P.S I know this isn't exactly self-hosting as I'm technically reliant on third party hardware but it's the only option in my situation.

30 comments
  • It's easy to overlook with the omnipresent internet, but self-hosting doesn't require internet. You could host for your fellow students on the local network. If that's also against the Wifi rules you can either ignore that stupid rule or set up your own god damn wifi with hostapd on your machine and let students connect directly to it. It's probably best to use a machine dedicated to the task for security reasons as you wouldn't want curious students to accidentally erase your homework. I wouldn't use containers or VMs for any of this, I'd just use bare metal like in the good ol' days. You could also, without having to worry, give people shell accounts because it's a closed network. The options are endless without all the worries of hosting on the internet.

  • I have two labs; one on-prem (lol my home office) and one in AWS. Depending on what you're doing and how "shiny" you want it to be, you can go pretty far in AWS for less than $50/mo (and a little less far for $20). And that comes with the added benefit of haing AWS skills for your resume.

    For hosting on AWS, chose services that run well on nano/micro instances. For everything else, run it from home (network policies notwithstanding, see 3 paragraphs down).

    Also AWS, if you're setting up a VPC with proper private/public subnetting (and you really should), don't use their NAT gateway. It's WAY too expensive. I set up a NAT gateway on a T3.nano and it costs me $3.74/mo (theirs would have been like $35/mo, which would have blown half my AWS budget on just that). I don't remember if I used this specific article as a guideline, but he did exactly what I did (specifically the iptables config), so I'm confident in pointing you to him.

    As for on-prem; look into Beelink's offerings. I just got two of their miniPCs ( specifically these ) for $150 total (on sale) and will be moving some of my heavier stuff (matrix, fediverse) from AWS to these.

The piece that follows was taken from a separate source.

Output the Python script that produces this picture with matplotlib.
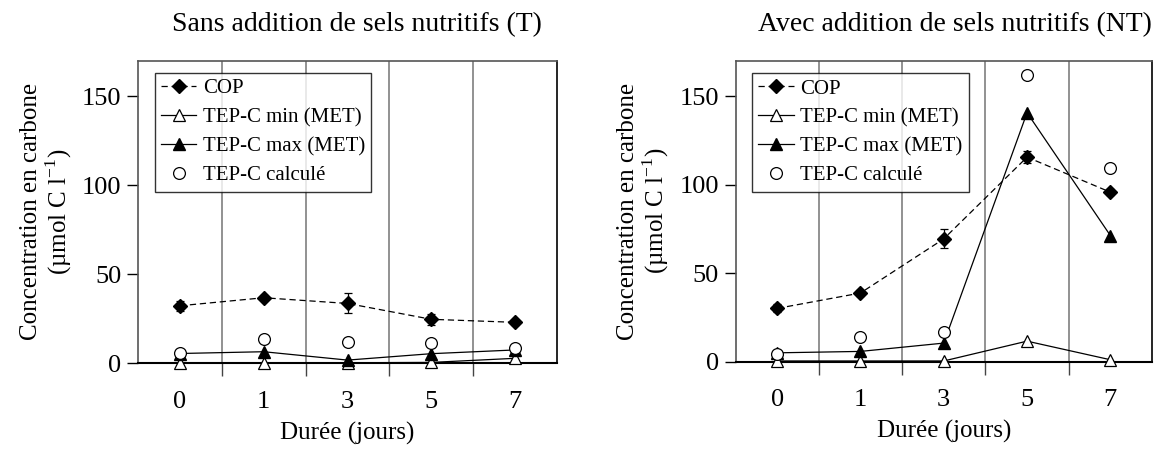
import matplotlib
matplotlib.use("Agg")
import matplotlib.pyplot as plt
import numpy as np

plt.rcParams["font.family"] = ["Liberation Serif", "DejaVu Serif"]
plt.rcParams["mathtext.fontset"] = "custom"
plt.rcParams["mathtext.rm"] = "Liberation Serif"

# Durée d'incubation (jours)
days = ["0", "1", "3", "5", "7"]

# Sans addition de sels nutritifs (T)
cop_T = [32.3, 36.8, 33.6, 24.7, 23.0]
cop_T_err = [2.8, 1.5, 5.6, 3.2, 1.5]
tep_min_T = [0.0, 0.3, 0.3, 0.5, 2.8]
tep_max_T = [5.5, 6.5, 1.8, 5.4, 7.5]
tep_calc_T = [5.8, 13.8, 11.8, 11.4, 8.4]

# Avec addition de sels nutritifs (NT)
cop_NT = [30.0, 38.7, 69.3, 115.5, 95.7]
cop_NT_err = [2.3, 1.5, 5.4, 3.4, 1.8]
tep_min_NT = [0.3, 0.3, 0.3, 11.5, 1.0]
tep_max_NT = [4.9, 5.7, 10.4, 140.6, 71.2]
tep_calc_NT = [4.5, 14.0, 16.6, 162.0, 109.5]

titles = ["Sans addition de sels nutritifs (T)",
          "Avec addition de sels nutritifs (NT)"]

W, H = 1158, 449
fig = plt.figure(figsize=(W / 100, H / 100), dpi=100)


def px_axes(x0, x1, ytop, ybot):
    return fig.add_axes([x0 / W, 1 - ybot / H, (x1 - x0) / W, (ybot - ytop) / H])


ax_T = px_axes(138, 557, 60.5, 363.3)
ax_NT = px_axes(735.5, 1152, 60.7, 361.5)

panels = [
    (ax_T, cop_T, cop_T_err, tep_min_T, tep_max_T, tep_calc_T),
    (ax_NT, cop_NT, cop_NT_err, tep_min_NT, tep_max_NT, tep_calc_NT),
]

title_x = [357, 955]

for i, (ax, cop, cop_err, tmin, tmax, tcalc) in enumerate(panels):
    x = np.arange(len(days))
    ax.plot(x, tmin, "-", color="black", lw=0.9, marker="^", ms=8,
            mfc="white", mec="black", mew=0.9, label="TEP-C min (MET)",
            zorder=3, clip_on=False)
    ax.plot(x, tmax, "-", color="black", lw=0.9, marker="^", ms=8,
            mfc="black", mec="black", label="TEP-C max (MET)", zorder=3,
            clip_on=False)
    ax.plot(x, tcalc, ls="none", marker="o", ms=8.5, mfc="white",
            mec="black", mew=0.9, label="TEP-C calculé", zorder=4,
            clip_on=False)
    ax.errorbar(x, cop, yerr=cop_err, fmt="none", ecolor="black",
                elinewidth=0.9, capsize=3, capthick=0.9, zorder=4)
    ax.plot(x, cop, ls=(0, (5, 3)), color="black", lw=0.9, marker="D", ms=7,
            mfc="black", mec="black", label="COP", zorder=5)

    ax.set_xlim(-0.5, len(days) - 0.5)
    ax.set_ylim(0, 170)
    ax.set_yticks([0, 50, 100, 150])
    ax.set_xticks(x)
    ax.set_xticklabels(days)
    ax.set_xticks(np.arange(0.5, len(days) - 0.5, 1.0), minor=True)
    ax.tick_params(axis="x", which="major", length=0, pad=20, labelsize=19)
    ax.tick_params(axis="x", which="minor", length=9, width=1.0,
                   direction="out", color="#444444")
    ax.tick_params(axis="y", which="major", length=8, width=1.0,
                   direction="out", labelsize=19, pad=4)
    ax.grid(True, axis="x", which="minor", color="#7f7f7f", lw=1.2)

    for side in ["top", "left"]:
        ax.spines[side].set_color("#555555")
        ax.spines[side].set_linewidth(1.2)
    ax.spines["right"].set_color("black")
    ax.spines["right"].set_linewidth(1.2)
    ax.spines["bottom"].set_color("black")
    ax.spines["bottom"].set_linewidth(1.5)

    ax.set_xlabel("Durée (jours)", fontsize=18, labelpad=6)
    ax.set_ylabel("Concentration en carbone\n(µmol C l$^{\\mathregular{-1}}$)",
                  fontsize=18, linespacing=1.05, labelpad=6)

    handles, labels = ax.get_legend_handles_labels()
    order = [labels.index(k) for k in
             ["COP", "TEP-C min (MET)", "TEP-C max (MET)", "TEP-C calculé"]]
    leg = ax.legend([handles[k] for k in order], [labels[k] for k in order],
                    loc="upper left", bbox_to_anchor=(0.04, 0.96),
                    fontsize=15, frameon=True, fancybox=False,
                    edgecolor="black", handlelength=1.7, handletextpad=0.3,
                    labelspacing=0.45, borderpad=0.3, borderaxespad=0.0)
    leg.get_frame().set_linewidth(1.0)

    fig.text(title_x[i] / W, 1 - 25 / H, titles[i], fontsize=20,
             ha="center", va="center")

fig.savefig("out.png", dpi=100)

You don't need these specific ones, check their store, it has a section for models on sale, find something you like and get it cheep.

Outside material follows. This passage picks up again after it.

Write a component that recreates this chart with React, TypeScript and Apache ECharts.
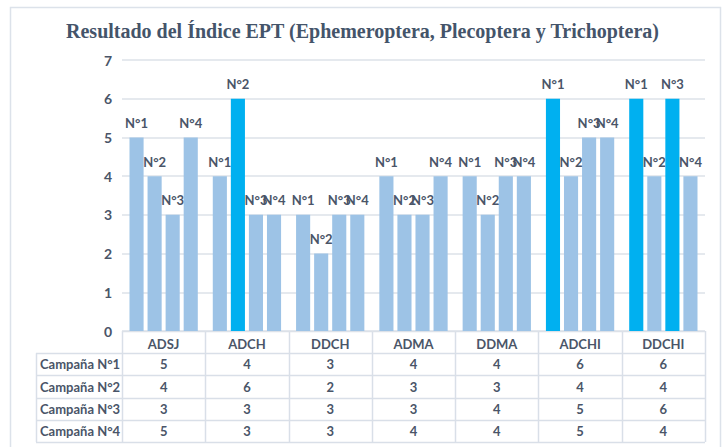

    Now, I know you can't host anything on their network that would touch the Internet, but something like these would be great for self-hosting Plex/Jellyfin, or other services that are technically only local, but also still technically on the network (hell, you don't even need their network; buy a second-hand Netgear router and make your own private network). Those mini-PCs would also be great for learning linux, since you said you can't really run VMs. if you want to learn about general self-hosting (web services like Apache/nginx, get a little PHP or Python site going, etc) you can do that totally locally on your private network, and it'll be the same experience as doing it in the cloud (except no one but you can see it, but hey, everyone needs a "dev" environment; Cloud can be "production" if you want an audience).

    Hope this helps!

  • Build anything small into a container on your laptop, push it to DockerHub or the Github package registry then host it on fly.io for free.